Ils ont finalement trouvé un accord. Après des jours de guerre des nerfs et de signaux contradictoires, ponctués d'éclats de voix et de menaces – vite oubliées – de rupture définitive, les deux grands vainqueurs du scrutin du 4 mars, la droite et le Mouvement 5 étoiles, sont parvenus à se répartir équitablement les postes de présidents de la Chambre des députés et du Sénat italiens, samedi 24 mars à la mi-journée.
Maria Elisabetta Alberti Casellati, 71 ans, a donc été élue présidente du Sénat, avec 240 voix (sur 315).
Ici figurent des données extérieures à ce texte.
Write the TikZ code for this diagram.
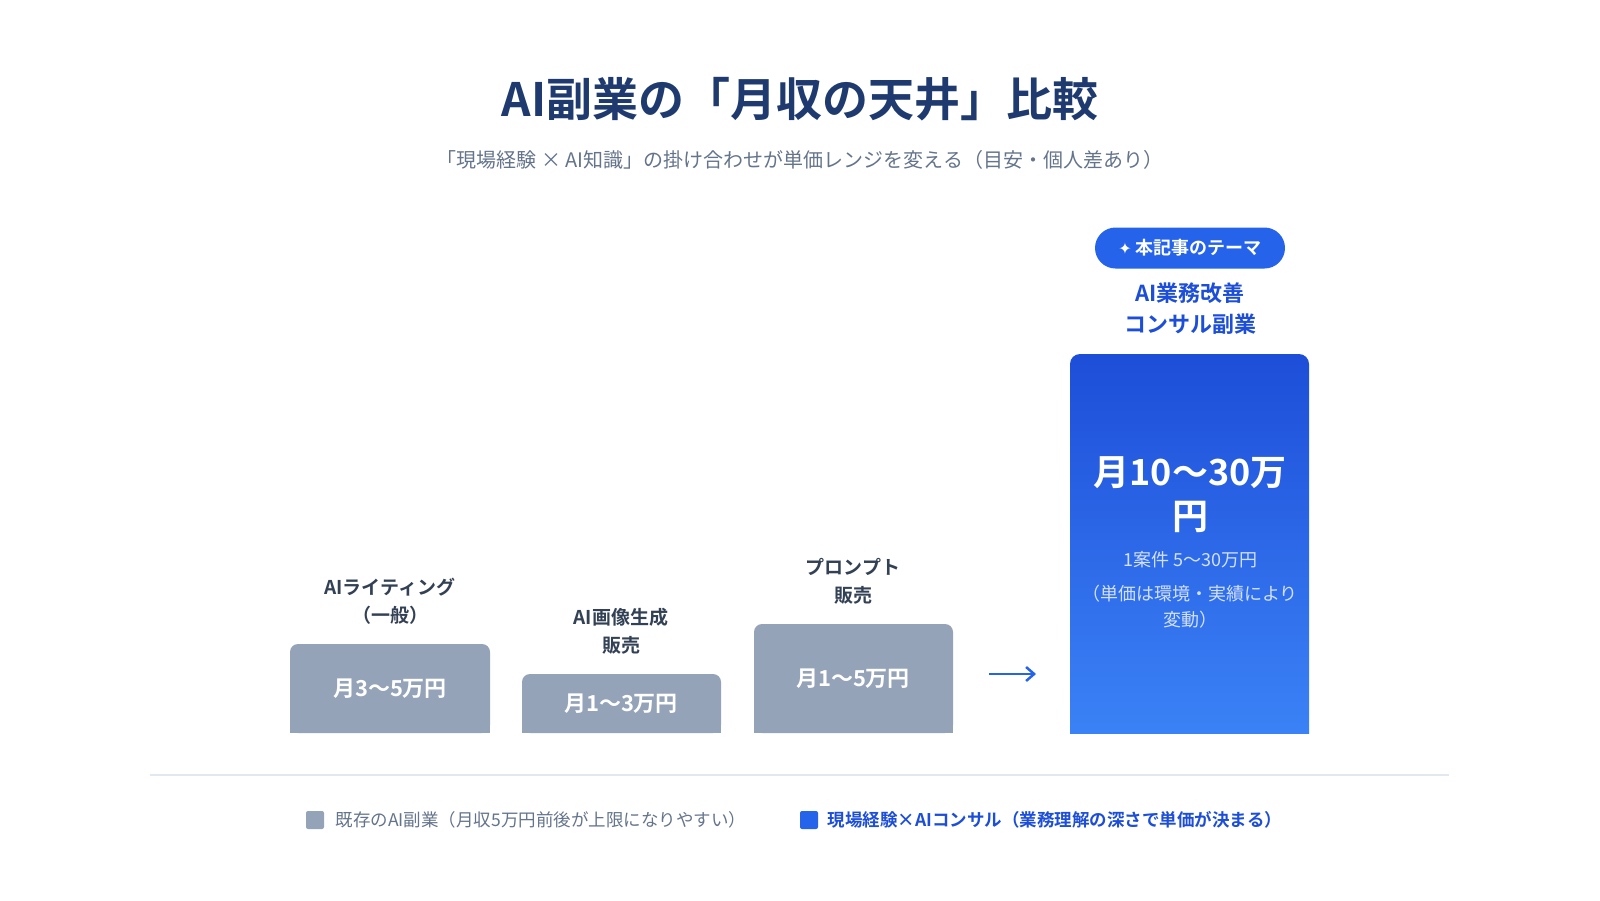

Quelques minutes plus tard, c'est Roberto Fico, 43 ans, qui recevait la présidence de la Chambre des députés, avec 422 voix (sur 630).
Magistrate de formation, parlementaire depuis 1994 et par deux fois secrétaire d'Etat à la présidence du conseil de Silvio Berlusconi (un rouage particulièrement important dans l'appareil de gouvernement italien), Maria Elisabetta Alberti Casellati est une proche du fondateur de Forza Italia.
Ce choix, entériné par toutes les composantes de la coalition de droite au terme d'une nuit de tractations, est une bonne manière envers l'ancien président du conseil, alors que les derniers temps ont surtout démontré l'extrême faiblesse de sa position. Par ailleurs, le symbole de renouvellement est parfait : Maria Elisabetta Alberti Casellati est également la première femme à occuper le poste de président du Sénat.
Faiblesse des partis traditionnelsQuant à Roberto Fico, c'est un des partisans de la première heure du Mouvement 5 étoiles (M5S) et, auprès de sa base militante, le garant d'une certaine pureté originelle teintée d'activisme, assez éloignée de la " normalisation " incarnée par le très lisse Luigi Di Maio. Originaire de Naples, c'est là qu'il a fondé, en 2005, l'un des quarante " meetup des amis de Beppe Grillo ", qui seront la matrice originelle des 5 étoiles.
Elu à la Chambre en 2013, il a obtenu la présidence de la commission de surveillance de la RAI, ce qui lui a offert une très importante visibilité. Dans son discours de victoire, Roberto Fico a affirmé, fidèle au programme de toujours des 5 étoiles, que sa priorité serait de ramener le traitement des députés à 2 500 euros par mois.
Après avoir annoncé la décision des 5 étoiles d'accepter les termes du marché, samedi matin, à l'issue d'un sommet tenu en présence du cofondateur du mouvement, Beppe Grillo, dans un grand hôtel romain, Luigi Di Maio n'a pas manqué de préciser qu'il s'agissait de tout sauf d'un accord de gouvernement avec Matteo Salvini, le chef de la Ligue, arrivée en tête au sein de la coalition de droite. Reste que, dans l'exercice, les deux hommes forts du moment ont montré qu'ils pouvaient se comporter en acteurs responsables, mettant en lumière du même coup la faiblesse des partis traditionnels dans la législature qui s'ouvre.
L'autre enseignement, sans doute le plus essentiel, concerne le rapport de force interne à la coalition de droite, qui revendique toujours, malgré l'étendue de ses désaccords, la charge de former le prochain gouvernement. Depuis plusieurs jours, Matteo Salvini avait en effet donné son accord pour que le président du Sénat soit issu de Forza Italia.
Mais, alors que le candidat choisi par Silvio Berlusconi, Paolo Romani, se heurtait à un veto des 5 étoiles, ce qui rendait impossible son élection, Matteo Salvini a tenté de choisir le sien au sein du parti berlusconiste, sélectionnant ainsi Anna Maria Bernini, qui sera forcée de renoncer d'elle-même au poste, alors qu'elle était en passe d'être élue sans l'accord de son propre parti…
Silvio Berlusconi a finalement obtenu gain de cause, et a pu choisir " sa " candidate, à force de menaces de rupture. Mais, entre les deux hommes, le message est clair : Matteo Salvini se considère comme le seul leader de la droite, et il n'entend partager le pouvoir avec personne. Luigi Di Maio l'a par ailleurs aidé dans cette entreprise en refusant tout net, ces derniers jours, les offres de dialogue émanant de Forza Italia.
Quant au Parti démocrate (gauche), grand perdant du scrutin, il ne s'est pas mêlé aux discussions. Rien ne dit pour autant qu'il en sera de même lors des tractations pour la formation du prochain gouvernement, qui commenceront officiellement le 3 avril, sous la direction du président de la République, Sergio Mattarella. Des négociations autrement plus complexes s'annoncent. Si, vendredi et samedi, il y avait deux présidences à se répartir, il s'agira désormais de pourvoir un poste unique, celui de président du conseil.